The first thing to say of course, is that the costs apply regardless of how you hold the funds that you invest in, i.e. you pay costs that are held in an ISA as well as in a Unit Trust held outside of an ISA.
On a typical fund, the costs are:
- Annual Management Charge, paid to the fund management company, can range between 0.1% to 2% pa
- Total Expenses Ratio, includes legal fees, auditor fees and other operational expenses of the fund, can typically range between 0.1 to 0.4% pa
- Portfolio Turnover Rate, which is a measure of how frequently assets within a fund are bought and sold by the managers, the range can vary – the average costs added to a fund is 1.3% pa (Source: Financial Services Authority Occasional Paper 6).
The first two should be relatively easy to find. You will usually find the information on a fund fact sheet or you can ask the fund manager directly.
The Portfolio Turnover Rate can be a little harder to track down (and they are not published for pension funds). You can ask the fund manager where you can find it – it will usually be available in what is known as the ‘Simplified Prospectus’.

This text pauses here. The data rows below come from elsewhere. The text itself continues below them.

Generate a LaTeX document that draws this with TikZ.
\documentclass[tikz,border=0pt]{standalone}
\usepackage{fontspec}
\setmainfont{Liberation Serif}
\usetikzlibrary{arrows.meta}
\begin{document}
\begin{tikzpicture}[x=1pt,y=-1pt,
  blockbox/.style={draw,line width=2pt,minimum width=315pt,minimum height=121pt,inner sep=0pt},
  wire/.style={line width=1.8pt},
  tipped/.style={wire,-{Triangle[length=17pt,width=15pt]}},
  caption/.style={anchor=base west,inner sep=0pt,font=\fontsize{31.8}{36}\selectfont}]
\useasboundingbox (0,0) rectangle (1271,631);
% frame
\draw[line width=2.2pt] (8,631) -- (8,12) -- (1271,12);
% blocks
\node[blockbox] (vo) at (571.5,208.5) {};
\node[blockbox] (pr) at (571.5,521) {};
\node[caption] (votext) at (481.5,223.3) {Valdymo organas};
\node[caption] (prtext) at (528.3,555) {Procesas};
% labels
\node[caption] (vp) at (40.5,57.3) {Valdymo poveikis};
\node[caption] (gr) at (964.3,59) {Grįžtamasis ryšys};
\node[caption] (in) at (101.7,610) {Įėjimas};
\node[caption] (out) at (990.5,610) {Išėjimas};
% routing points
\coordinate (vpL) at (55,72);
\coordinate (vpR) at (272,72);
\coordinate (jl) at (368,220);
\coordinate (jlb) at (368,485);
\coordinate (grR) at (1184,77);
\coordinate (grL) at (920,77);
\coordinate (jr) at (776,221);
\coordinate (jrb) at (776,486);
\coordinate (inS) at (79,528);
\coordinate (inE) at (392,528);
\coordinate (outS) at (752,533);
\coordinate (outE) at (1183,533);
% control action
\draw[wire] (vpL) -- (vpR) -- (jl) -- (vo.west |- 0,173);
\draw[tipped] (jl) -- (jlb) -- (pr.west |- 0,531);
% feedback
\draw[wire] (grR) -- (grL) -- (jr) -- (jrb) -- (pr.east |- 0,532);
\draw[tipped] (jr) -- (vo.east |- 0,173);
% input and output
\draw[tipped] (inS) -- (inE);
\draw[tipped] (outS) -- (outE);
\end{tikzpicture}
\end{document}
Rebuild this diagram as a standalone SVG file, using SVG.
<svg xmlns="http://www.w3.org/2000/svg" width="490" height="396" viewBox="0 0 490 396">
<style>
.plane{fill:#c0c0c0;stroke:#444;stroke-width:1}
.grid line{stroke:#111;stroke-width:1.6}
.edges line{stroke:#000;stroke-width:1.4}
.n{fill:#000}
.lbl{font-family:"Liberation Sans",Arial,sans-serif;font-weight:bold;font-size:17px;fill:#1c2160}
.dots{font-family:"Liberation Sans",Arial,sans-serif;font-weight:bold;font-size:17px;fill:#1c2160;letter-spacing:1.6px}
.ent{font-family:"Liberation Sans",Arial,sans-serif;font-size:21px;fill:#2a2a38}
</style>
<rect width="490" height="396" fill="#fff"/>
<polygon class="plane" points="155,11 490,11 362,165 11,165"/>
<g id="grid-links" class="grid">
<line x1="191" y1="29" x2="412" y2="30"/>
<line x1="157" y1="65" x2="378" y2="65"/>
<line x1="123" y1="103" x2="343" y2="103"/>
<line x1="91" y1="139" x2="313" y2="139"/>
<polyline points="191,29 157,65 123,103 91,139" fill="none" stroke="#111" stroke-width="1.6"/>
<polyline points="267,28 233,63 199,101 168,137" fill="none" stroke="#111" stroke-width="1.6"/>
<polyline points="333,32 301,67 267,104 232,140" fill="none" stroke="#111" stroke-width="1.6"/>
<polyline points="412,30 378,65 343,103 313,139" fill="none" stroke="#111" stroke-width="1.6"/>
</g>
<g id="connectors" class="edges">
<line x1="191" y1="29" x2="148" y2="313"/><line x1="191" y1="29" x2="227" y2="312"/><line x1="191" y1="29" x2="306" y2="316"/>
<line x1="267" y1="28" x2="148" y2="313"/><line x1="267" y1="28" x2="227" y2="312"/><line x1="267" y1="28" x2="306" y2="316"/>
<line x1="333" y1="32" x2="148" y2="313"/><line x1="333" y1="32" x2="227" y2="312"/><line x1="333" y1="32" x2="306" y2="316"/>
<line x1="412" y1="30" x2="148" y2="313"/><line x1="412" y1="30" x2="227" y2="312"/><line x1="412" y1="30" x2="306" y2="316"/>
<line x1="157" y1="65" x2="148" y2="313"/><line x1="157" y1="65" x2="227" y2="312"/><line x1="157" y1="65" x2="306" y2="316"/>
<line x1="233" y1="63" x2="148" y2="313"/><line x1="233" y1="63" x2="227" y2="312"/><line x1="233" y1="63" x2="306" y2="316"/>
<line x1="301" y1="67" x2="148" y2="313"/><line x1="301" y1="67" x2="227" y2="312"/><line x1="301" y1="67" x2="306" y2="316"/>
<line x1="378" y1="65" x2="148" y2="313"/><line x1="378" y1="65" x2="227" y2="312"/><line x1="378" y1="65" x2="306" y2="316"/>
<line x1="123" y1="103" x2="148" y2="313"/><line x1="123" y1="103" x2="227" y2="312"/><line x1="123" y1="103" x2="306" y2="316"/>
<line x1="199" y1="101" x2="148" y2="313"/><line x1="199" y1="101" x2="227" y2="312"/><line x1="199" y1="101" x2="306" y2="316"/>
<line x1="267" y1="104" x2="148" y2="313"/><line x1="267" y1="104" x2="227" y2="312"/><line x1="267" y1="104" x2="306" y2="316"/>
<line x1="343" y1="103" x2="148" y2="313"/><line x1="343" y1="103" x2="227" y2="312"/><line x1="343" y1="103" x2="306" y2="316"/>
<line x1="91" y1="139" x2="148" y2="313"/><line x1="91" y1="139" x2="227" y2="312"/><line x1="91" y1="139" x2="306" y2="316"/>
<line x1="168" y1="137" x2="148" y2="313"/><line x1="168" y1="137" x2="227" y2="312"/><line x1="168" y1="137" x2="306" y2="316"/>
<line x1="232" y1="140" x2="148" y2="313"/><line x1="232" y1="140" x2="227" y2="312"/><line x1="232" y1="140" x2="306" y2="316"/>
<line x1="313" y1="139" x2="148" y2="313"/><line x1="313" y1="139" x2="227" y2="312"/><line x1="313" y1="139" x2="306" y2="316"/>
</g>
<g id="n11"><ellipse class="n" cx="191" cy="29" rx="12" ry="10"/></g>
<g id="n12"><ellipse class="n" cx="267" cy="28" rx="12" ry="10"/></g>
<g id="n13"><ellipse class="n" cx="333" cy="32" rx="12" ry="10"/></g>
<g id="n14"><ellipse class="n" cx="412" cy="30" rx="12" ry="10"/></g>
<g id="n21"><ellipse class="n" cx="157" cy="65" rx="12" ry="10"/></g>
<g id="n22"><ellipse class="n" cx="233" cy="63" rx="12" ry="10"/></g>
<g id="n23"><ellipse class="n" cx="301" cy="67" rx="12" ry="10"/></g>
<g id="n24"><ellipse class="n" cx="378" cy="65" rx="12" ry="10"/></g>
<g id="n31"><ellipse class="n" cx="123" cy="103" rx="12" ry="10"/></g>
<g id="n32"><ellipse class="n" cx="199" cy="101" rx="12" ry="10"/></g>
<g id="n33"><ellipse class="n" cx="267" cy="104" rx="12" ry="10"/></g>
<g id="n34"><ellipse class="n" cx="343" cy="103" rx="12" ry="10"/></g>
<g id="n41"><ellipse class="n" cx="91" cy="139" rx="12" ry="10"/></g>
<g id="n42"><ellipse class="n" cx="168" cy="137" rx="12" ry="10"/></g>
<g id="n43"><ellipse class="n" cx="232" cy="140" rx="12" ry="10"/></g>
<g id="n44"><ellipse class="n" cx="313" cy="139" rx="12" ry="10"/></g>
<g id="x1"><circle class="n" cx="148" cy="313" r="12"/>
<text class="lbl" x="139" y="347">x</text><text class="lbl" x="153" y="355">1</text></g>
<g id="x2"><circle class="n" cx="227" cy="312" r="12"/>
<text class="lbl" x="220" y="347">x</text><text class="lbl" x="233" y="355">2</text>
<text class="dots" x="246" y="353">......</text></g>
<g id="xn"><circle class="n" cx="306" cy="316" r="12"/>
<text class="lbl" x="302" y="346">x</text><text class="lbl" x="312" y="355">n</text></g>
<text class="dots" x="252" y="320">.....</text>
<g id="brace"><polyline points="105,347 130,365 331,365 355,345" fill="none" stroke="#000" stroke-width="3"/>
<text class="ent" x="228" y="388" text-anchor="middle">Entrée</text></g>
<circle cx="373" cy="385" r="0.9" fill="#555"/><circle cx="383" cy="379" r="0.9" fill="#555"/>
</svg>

Unfortunately, the Simplified Prospectus is in the process of being phased out and with it’s successor, the Key Investor Information Document (will be introduced by July 2012 for all funds), fund management companies will NOT be required to disclose the Portfolio Turnover Rate.
We believe this is a step backwards as it will allow fund management companies to be less transparent about the true running costs of their funds.
Of course, it could be argued that charges are less important if the fund managers concerned are providing their investors with the sort of returns that make the charges an afterthought.
Unfortunately, many funds do not even beat the benchmark (which could be the market index) that they are compared against on a consistent basis.
This has been covered many times by various journalists, such as Paul Farrow who is personal finance editor at the Telegraph Media Group and discussed this in 2010.